#### What this task involves
Look for "seaborn" in the listing below. Gather each line that contains it.

((

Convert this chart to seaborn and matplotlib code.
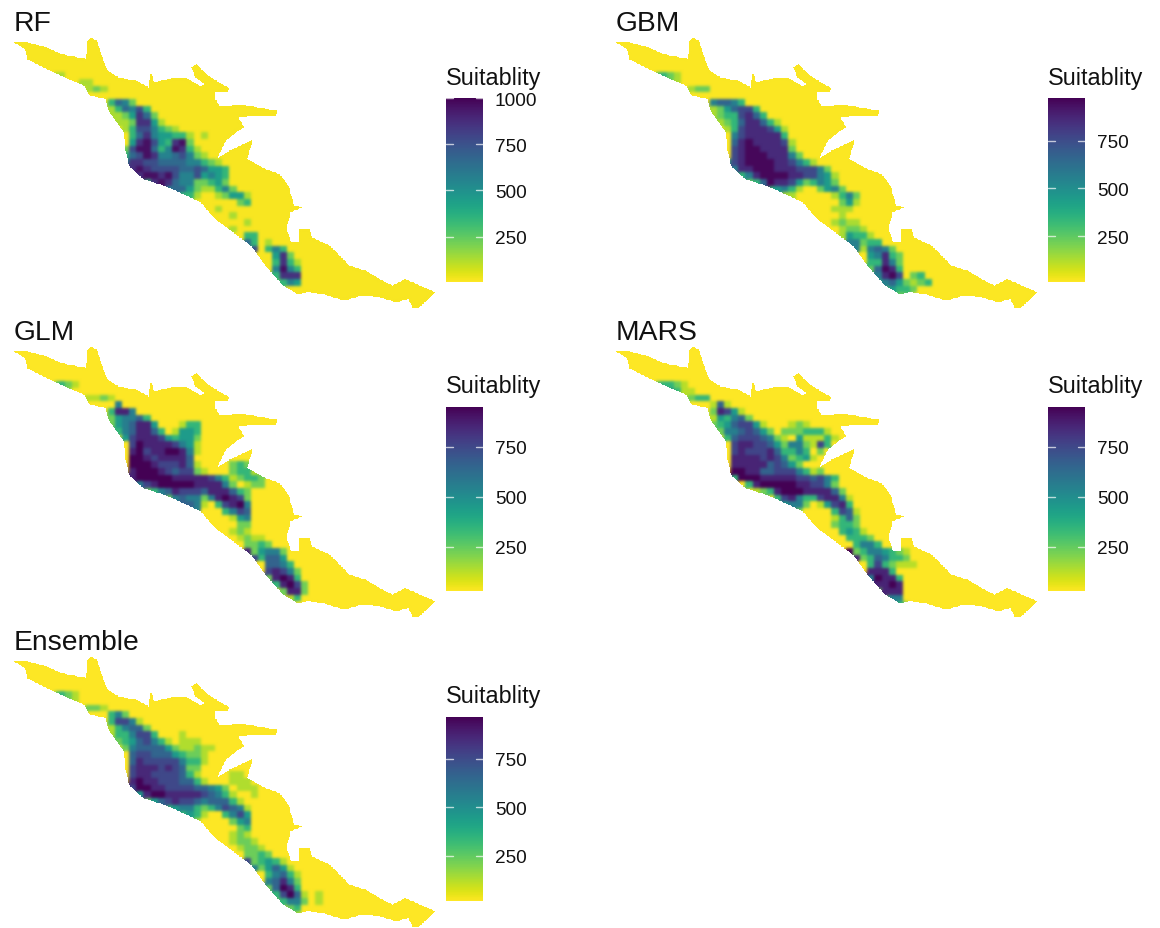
import numpy as np
import matplotlib
matplotlib.use('Agg')
import matplotlib.pyplot as plt
from matplotlib.path import Path
import seaborn as sns

# Range boundary shared by all the maps (map units)
outline_x = [38, 75, 130, 170, 240, 243, 252, 270, 290, 300, 330, 350, 380, 415, 420, 430, 470, 515,
             560, 570, 545, 535, 548, 575, 610, 640, 635, 600, 600, 612, 680, 772, 770, 700, 665, 680,
             665, 630, 605, 640, 705, 690, 740, 780, 805, 820, 842, 810, 800, 812, 835, 835, 865, 870,
             920, 975, 1020, 1075, 1095, 1130, 1215, 1170, 1150, 1140, 1105, 1060, 1010, 960, 900, 860,
             830, 790, 740, 700, 650, 600, 560, 520, 470, 400, 360, 350, 345, 300, 295, 250, 235, 190,
             130, 75, 70]
outline_y = [130, 130, 145, 165, 180, 130, 115, 125, 190, 215, 235, 240, 245, 265, 215, 250, 240, 235,
             262, 255, 235, 205, 195, 225, 250, 268, 278, 278, 300, 320, 318, 335, 352, 352, 355, 385,
             395, 425, 480, 455, 422, 480, 510, 525, 560, 620, 625, 640, 690, 730, 730, 690, 690, 715,
             740, 800, 815, 850, 860, 840, 880, 925, 925, 900, 910, 895, 890, 905, 885, 880,
             885, 860, 800, 740, 700, 660, 610, 590, 565, 540, 500, 450, 400, 330, 300, 290, 260, 240,
             210, 180, 150]

# Suitability classes, 0 is yellow and 9 is darkest
class_values = [15, 130, 230, 340, 450, 560, 660, 760, 860, 960]

# One row per 20 map units from y=200, written as first column:classes
rf_rows = ["", "1:11", "5:11", "6:121", "", "9:3652", "9:136573", "9:1124862", "10:1128841",
           "11:13775321", "12:36854433101", "12:489743892", "11:27996359831", "11:367985567521",
           "11:48877666655321", "11:289877776676443", "12:38998975574543", "14:389865522342",
           "16:35664211352", "19:3310012441", "27:23", "24:1", "26:1", "28:1", "26:1",
           "28:33", "28:6301", "29:70353", "32:482", "32:3831", "32:5953", "32:3888", "32:2354", "32:1", ""]
gbm_rows = ["", "0:23321", "1:1221", "6:122", "", "9:56653", "9:1246773", "9:12337863", "10:123688631",
            "11:137888741", "12:57888883", "12:689888871", "12:789988882", "12:7899988852",
            "11:3789999887531", "12:58899988877752", "13:35899998877541", "14:2369887423542",
            "16:234531002452", "19:11000001352", "27:241", "26:111", "27:1", "26:1211",
            "27:1221", "27:14331", "28:55233", "29:515652", "31:45832", "31:33852", "31:26983",
            "31:15897023", "32:35642123", "33:24332", "35:22"]
glm_rows = ["", "0:12321", "1:331", "5:11121", "10:5", "9:3885", "9:245563", "9:2456884000133",
            "10:356886301443", "11:47888743442", "12:7988887541", "12:8978899851", "12:998788886",
            "12:99987778610000232", "12:899987677210002331", "12:8999998888875312332",
            "13:578999998888520122", "14:235687776888632", "16:2256552589872", "18:16651037895",
            "19:4550003576", "20:230000145", "27:22", "26:121", "27:1211", "28:2232",
            "28:824552", "29:73664", "31:6653", "31:78752", "31:28983", "32:38972", "33:2882", "34:13", ""]
mars_rows = ["", "0:233321", "1:355311", "5:1233", "9:161", "9:28741", "9:143562", "9:23467741000121",
             "10:2556764202223331", "11:3677765210411131", "12:78877642552173", "12:7877786335302",
             "12:888878752341", "12:8888867642", "12:9988667775312", "12:399988888776753",
             "14:3899999887752", "15:1238999888862", "18:37853378851", "19:4552014783",
             "20:2200003761", "26:1362", "26:2332", "27:3431", "28:3332", "29:3553",
             "28:923554321", "29:82365332", "31:3732111", "31:8883", "31:59883", "32:8898",
             "32:2888", "33:255", "35:32"]
ensemble_rows = ["", "0:12321", "1:2321", "5:1221", "9:352", "9:37751", "9:135662", "9:13357730001",
                 "10:234675310111", "11:2566664211211", "12:67766643221", "12:68777775331",
                 "12:7888787622", "12:7887777631000011", "12:89887776631000111",
                 "12:799887777665420111", "13:48998888876531001", "14:24678776566631",
                 "16:2345532357651", "19:3431003574", "20:110000245", "27:23", "26:121", "26:1221",
                 "27:1221", "28:2232", "28:723431", "29:524641", "31:35631", "31:56852", "31:26983",
                 "31:13796101", "32:2355201", "34:23", "35:1"]

panel_names = ['RF', 'GBM', 'GLM', 'MARS', 'Ensemble']
panel_rows = [rf_rows, gbm_rows, glm_rows, mars_rows, ensemble_rows]
bar_min = [5, 8, 30, 30, 18]
bar_max = [1000, 976, 950, 950, 966]
bar_ticks = [[250, 500, 750, 1000], [250, 500, 750], [250, 500, 750], [250, 500, 750], [250, 500, 750]]

# pixel offsets of each panel inside the figure
offset_x = [0, 602, 0, 602, 0]
offset_y = [0, 0, 309, 309, 619]

FIG_W, FIG_H = 1160, 929
FINE = 2          # map units per drawn cell
COARSE = 10       # drawn cells per class cell
N_COLS, N_ROWS = 44, 35
SOFT = np.array([1, 3, 6, 8, 6, 3, 1], dtype=float)


def px_axes(fig, left, top, width, height):
    return fig.add_axes([left / FIG_W, 1 - (top + height) / FIG_H, width / FIG_W, height / FIG_H])


def build_grid(rows, mask):
    grid = np.zeros((N_ROWS, N_COLS), dtype=int)
    for r, row in enumerate(rows):
        if not row:
            continue
        start, digits = row.split(':')
        for i, d in enumerate(digits):
            grid[r, int(start) + i] = int(d)
    values = np.array(class_values, dtype=float)[grid]
    # place the class cells on the finer map raster
    full = np.full(mask.shape, class_values[0], dtype=float)
    r0, c0 = 200 // FINE, 120 // FINE
    fine = np.repeat(np.repeat(values, COARSE, axis=0), COARSE, axis=1)
    full[r0:r0 + fine.shape[0], c0:c0 + fine.shape[1]] = fine
    return full


def smear(arr):
    kernel = SOFT / SOFT.sum()
    arr = np.apply_along_axis(lambda v: np.convolve(v, kernel, mode='same'), 0, arr)
    return np.apply_along_axis(lambda v: np.convolve(v, kernel, mode='same'), 1, arr)


def soften(image, dpi):
    # the source map is a blurry scan, soften colours when drawing but keep the crisp edge
    alpha = image[..., 3]
    weight = np.maximum(smear(alpha), 1e-6)
    out = image.copy()
    for c in range(3):
        out[..., c] = np.clip(smear(image[..., c] * alpha) / weight, 0, 1)
    return out, 0, 0


sns.set_theme(style='white')
plt.rcParams['font.family'] = ['Liberation Sans', 'DejaVu Sans']
cmap = sns.color_palette('viridis_r', as_cmap=True)

# cells outside the boundary stay empty
map_cols, map_rows = 1240 // FINE, 960 // FINE
xx, yy = np.meshgrid((np.arange(map_cols) + 0.5) * FINE, (np.arange(map_rows) + 0.5) * FINE)
boundary = Path(np.column_stack([outline_x, outline_y]))
outside = ~boundary.contains_points(np.column_stack([xx.ravel(), yy.ravel()])).reshape(xx.shape)

fig = plt.figure(figsize=(FIG_W / 100, FIG_H / 100), dpi=100)

for i, name in enumerate(panel_names):
    ox, oy = offset_x[i], offset_y[i]
    ax = px_axes(fig, ox, oy, 444.5, 320)
    cax = px_axes(fig, ox + 446, oy + 99, 37, 184)
    sns.heatmap(build_grid(panel_rows[i], outside), mask=outside, cmap=cmap, vmin=bar_min[i], vmax=bar_max[i],
                ax=ax, cbar_ax=cax, xticklabels=False, yticklabels=False)
    ax.set_axis_off()
    ax.collections[0].set_agg_filter(soften)

    cbar = ax.collections[0].colorbar
    cbar.outline.set_visible(False)
    cbar.set_ticks(bar_ticks[i])
    cbar.ax.tick_params(length=0, pad=8.5, labelsize=13.7, labelcolor='#111111')
    for t in bar_ticks[i]:
        cax.plot([0, 0.2], [t, t], color='white', alpha=0.7, lw=1, transform=cax.get_yaxis_transform())
        cax.plot([0.8, 1], [t, t], color='white', alpha=0.7, lw=1, transform=cax.get_yaxis_transform())

    fig.text((ox + 13.5) / FIG_W, 1 - (oy + 24) / FIG_H, name, fontsize=20.3, va='center', color='#111111')
    fig.text((ox + 446) / FIG_W, 1 - (oy + 78) / FIG_H, 'Suitablity', fontsize=16.8, va='center', color='#111111')

fig.savefig('out.png', dpi=100)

))

#### Exercise solution
Convert this chart to seaborn and matplotlib code.
import seaborn as sns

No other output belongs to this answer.